*Task material*:
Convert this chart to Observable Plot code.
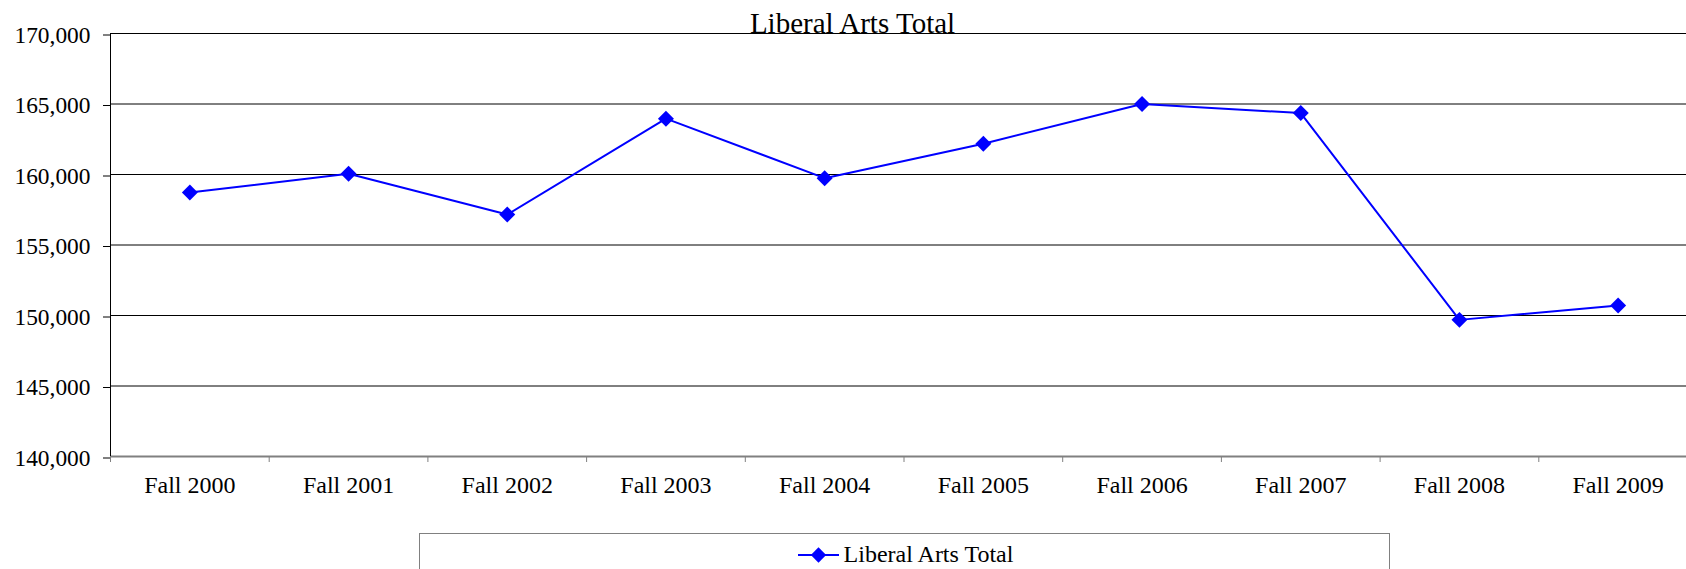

==

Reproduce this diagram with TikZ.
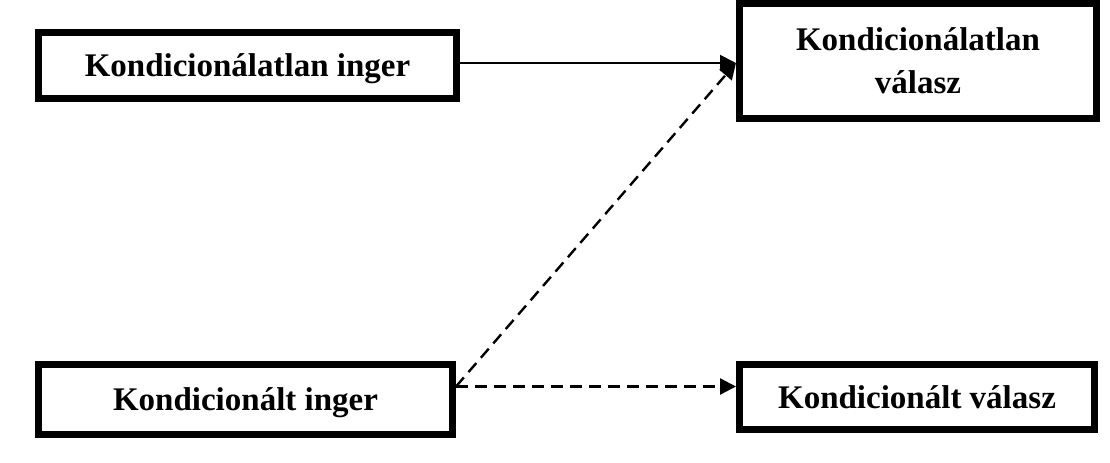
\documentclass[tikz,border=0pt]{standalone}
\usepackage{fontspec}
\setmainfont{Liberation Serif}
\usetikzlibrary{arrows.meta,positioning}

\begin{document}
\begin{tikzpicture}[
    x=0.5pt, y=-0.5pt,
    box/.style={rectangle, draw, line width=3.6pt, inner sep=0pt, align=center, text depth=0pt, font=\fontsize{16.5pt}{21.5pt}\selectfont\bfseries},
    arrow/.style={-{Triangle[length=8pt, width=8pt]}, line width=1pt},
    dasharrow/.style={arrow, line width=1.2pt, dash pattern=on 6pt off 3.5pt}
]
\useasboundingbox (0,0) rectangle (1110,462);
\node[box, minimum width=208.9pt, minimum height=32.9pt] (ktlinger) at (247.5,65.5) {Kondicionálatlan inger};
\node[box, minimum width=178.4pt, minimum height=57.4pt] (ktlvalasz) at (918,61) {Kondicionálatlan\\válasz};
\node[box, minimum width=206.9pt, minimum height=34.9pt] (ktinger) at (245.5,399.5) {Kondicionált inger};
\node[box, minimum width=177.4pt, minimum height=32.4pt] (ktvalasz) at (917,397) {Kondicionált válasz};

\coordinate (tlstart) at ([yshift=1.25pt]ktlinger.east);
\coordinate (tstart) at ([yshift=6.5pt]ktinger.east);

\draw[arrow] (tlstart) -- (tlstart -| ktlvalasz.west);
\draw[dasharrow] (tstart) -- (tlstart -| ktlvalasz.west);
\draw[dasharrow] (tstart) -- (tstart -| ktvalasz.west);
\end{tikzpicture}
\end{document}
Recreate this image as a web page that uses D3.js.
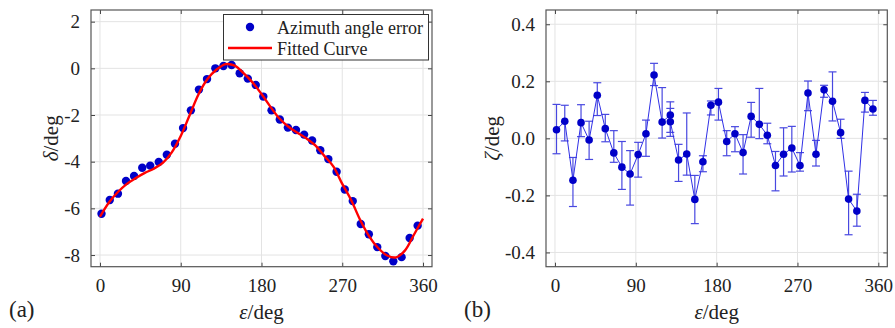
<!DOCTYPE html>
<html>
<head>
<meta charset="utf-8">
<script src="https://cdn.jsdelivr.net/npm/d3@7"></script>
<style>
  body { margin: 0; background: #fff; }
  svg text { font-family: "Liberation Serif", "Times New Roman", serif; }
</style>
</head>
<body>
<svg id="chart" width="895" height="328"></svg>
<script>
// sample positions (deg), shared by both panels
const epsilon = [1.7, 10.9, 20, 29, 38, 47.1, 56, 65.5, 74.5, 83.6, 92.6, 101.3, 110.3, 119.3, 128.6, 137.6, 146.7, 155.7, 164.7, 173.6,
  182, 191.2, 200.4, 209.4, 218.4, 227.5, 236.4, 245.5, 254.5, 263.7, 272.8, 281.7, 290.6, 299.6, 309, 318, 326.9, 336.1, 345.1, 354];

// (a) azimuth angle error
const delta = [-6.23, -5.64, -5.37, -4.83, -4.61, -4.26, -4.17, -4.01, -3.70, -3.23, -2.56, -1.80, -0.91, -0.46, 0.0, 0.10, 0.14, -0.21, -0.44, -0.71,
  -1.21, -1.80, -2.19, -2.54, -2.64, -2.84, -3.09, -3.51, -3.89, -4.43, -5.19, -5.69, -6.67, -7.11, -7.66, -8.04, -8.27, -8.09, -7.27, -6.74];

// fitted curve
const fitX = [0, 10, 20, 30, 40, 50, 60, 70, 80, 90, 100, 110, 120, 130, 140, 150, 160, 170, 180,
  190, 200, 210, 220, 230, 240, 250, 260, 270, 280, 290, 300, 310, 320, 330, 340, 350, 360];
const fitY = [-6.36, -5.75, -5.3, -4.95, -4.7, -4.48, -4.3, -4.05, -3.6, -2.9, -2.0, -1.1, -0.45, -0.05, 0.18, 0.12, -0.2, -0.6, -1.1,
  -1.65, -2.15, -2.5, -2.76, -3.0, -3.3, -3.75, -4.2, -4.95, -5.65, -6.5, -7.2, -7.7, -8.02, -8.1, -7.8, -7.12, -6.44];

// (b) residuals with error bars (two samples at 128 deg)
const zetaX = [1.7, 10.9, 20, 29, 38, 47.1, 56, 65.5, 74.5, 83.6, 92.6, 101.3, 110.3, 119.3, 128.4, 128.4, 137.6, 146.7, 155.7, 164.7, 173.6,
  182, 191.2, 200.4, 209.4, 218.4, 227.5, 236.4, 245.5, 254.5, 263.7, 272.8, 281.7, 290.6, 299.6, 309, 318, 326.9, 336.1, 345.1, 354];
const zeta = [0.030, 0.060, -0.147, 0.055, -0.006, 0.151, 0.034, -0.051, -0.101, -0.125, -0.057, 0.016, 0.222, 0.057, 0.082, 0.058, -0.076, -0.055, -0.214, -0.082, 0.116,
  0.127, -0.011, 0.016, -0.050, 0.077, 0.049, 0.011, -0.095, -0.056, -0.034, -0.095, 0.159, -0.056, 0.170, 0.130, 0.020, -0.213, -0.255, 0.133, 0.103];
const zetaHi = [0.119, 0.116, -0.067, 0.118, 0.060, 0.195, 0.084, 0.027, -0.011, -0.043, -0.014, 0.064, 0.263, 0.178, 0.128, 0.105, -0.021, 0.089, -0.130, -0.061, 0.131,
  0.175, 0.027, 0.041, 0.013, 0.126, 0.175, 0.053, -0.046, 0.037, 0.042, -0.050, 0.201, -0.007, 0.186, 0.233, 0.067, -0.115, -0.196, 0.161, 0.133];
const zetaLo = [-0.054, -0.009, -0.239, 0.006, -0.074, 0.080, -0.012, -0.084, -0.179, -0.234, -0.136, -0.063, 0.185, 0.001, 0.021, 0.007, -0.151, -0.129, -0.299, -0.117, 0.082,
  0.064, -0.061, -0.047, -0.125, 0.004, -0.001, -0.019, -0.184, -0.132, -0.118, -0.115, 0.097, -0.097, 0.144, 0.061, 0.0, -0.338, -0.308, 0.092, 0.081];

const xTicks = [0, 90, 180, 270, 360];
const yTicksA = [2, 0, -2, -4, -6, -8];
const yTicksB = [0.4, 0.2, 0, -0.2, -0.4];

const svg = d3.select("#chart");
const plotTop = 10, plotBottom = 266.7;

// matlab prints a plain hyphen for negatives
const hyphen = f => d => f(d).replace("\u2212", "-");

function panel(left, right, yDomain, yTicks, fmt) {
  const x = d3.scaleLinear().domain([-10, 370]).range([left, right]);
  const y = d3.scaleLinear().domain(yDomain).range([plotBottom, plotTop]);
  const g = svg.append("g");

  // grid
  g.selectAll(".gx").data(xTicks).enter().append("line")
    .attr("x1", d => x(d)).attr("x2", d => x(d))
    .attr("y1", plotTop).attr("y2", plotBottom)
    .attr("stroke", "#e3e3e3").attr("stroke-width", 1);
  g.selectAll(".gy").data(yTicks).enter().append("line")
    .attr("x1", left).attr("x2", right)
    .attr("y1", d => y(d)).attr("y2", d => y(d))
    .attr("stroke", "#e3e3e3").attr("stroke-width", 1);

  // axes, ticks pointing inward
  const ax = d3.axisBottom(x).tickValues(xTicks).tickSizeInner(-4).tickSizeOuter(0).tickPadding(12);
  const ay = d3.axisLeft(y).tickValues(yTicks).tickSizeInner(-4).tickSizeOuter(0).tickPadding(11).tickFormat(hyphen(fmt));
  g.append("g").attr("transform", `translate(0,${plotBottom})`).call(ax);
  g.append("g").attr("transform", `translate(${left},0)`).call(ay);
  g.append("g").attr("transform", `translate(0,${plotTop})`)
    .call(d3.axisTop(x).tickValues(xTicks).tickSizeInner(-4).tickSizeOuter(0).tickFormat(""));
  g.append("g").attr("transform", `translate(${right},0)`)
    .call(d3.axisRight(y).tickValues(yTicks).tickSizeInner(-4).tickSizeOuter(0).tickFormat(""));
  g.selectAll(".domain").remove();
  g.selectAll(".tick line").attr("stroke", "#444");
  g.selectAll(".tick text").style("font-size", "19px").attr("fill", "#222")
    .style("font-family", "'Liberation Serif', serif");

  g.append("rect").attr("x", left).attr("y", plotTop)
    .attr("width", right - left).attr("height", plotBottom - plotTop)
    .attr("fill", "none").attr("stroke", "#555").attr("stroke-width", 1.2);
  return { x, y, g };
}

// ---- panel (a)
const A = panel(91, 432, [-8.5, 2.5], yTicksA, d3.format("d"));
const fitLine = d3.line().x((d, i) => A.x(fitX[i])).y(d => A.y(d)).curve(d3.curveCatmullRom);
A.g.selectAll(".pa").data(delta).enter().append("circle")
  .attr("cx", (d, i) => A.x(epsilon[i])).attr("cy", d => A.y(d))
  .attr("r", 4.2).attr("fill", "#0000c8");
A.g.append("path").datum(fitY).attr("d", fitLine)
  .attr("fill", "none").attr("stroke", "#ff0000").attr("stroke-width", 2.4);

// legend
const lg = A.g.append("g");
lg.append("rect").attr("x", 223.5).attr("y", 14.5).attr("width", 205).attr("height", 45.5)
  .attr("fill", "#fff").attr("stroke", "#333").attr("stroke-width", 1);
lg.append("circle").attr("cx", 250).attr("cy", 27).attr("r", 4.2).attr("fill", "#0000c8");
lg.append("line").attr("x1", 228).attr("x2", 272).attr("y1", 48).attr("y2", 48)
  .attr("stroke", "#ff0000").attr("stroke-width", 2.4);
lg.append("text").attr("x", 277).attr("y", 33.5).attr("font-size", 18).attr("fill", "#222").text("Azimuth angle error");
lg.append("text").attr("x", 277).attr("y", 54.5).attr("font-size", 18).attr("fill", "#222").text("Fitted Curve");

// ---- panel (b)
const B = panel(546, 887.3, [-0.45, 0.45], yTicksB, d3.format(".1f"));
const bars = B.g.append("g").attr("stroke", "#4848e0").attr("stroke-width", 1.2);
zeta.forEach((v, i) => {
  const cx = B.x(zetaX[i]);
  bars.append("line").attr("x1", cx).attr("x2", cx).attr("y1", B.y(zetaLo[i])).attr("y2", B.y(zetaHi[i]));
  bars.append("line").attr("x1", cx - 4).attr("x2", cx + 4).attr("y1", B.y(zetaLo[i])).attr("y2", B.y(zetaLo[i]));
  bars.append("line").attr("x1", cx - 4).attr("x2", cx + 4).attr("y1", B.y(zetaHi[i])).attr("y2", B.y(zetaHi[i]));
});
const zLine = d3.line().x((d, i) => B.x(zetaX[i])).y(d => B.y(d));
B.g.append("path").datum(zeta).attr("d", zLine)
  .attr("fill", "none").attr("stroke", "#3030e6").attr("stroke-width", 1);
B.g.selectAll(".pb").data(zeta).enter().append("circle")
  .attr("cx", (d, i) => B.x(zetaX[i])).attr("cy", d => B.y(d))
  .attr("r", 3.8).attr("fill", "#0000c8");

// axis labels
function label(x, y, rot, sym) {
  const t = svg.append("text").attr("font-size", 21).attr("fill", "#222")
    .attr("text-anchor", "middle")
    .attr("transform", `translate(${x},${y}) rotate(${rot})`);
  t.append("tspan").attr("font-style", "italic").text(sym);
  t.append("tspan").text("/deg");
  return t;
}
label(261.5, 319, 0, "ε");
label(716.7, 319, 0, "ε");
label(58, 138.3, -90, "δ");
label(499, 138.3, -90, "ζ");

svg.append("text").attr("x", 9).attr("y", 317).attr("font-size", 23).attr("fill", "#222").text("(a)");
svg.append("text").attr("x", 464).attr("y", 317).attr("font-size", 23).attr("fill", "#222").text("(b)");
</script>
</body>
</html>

*Work to be completed*:
In the listing above, find the line with "Recreate this image" and the line with "-7.8, -7.12, -6.44];". Copy exactly those two and every line between, without the pictures.

*Result*:
Recreate this image as a web page that uses D3.js.
<!DOCTYPE html>
<html>
<head>
<meta charset="utf-8">
<script src="https://cdn.jsdelivr.net/npm/d3@7"></script>
<style>
  body { margin: 0; background: #fff; }
  svg text { font-family: "Liberation Serif", "Times New Roman", serif; }
</style>
</head>
<body>
<svg id="chart" width="895" height="328"></svg>
<script>
// sample positions (deg), shared by both panels
const epsilon = [1.7, 10.9, 20, 29, 38, 47.1, 56, 65.5, 74.5, 83.6, 92.6, 101.3, 110.3, 119.3, 128.6, 137.6, 146.7, 155.7, 164.7, 173.6,
  182, 191.2, 200.4, 209.4, 218.4, 227.5, 236.4, 245.5, 254.5, 263.7, 272.8, 281.7, 290.6, 299.6, 309, 318, 326.9, 336.1, 345.1, 354];

// (a) azimuth angle error
const delta = [-6.23, -5.64, -5.37, -4.83, -4.61, -4.26, -4.17, -4.01, -3.70, -3.23, -2.56, -1.80, -0.91, -0.46, 0.0, 0.10, 0.14, -0.21, -0.44, -0.71,
  -1.21, -1.80, -2.19, -2.54, -2.64, -2.84, -3.09, -3.51, -3.89, -4.43, -5.19, -5.69, -6.67, -7.11, -7.66, -8.04, -8.27, -8.09, -7.27, -6.74];

// fitted curve
const fitX = [0, 10, 20, 30, 40, 50, 60, 70, 80, 90, 100, 110, 120, 130, 140, 150, 160, 170, 180,
  190, 200, 210, 220, 230, 240, 250, 260, 270, 280, 290, 300, 310, 320, 330, 340, 350, 360];
const fitY = [-6.36, -5.75, -5.3, -4.95, -4.7, -4.48, -4.3, -4.05, -3.6, -2.9, -2.0, -1.1, -0.45, -0.05, 0.18, 0.12, -0.2, -0.6, -1.1,
  -1.65, -2.15, -2.5, -2.76, -3.0, -3.3, -3.75, -4.2, -4.95, -5.65, -6.5, -7.2, -7.7, -8.02, -8.1, -7.8, -7.12, -6.44];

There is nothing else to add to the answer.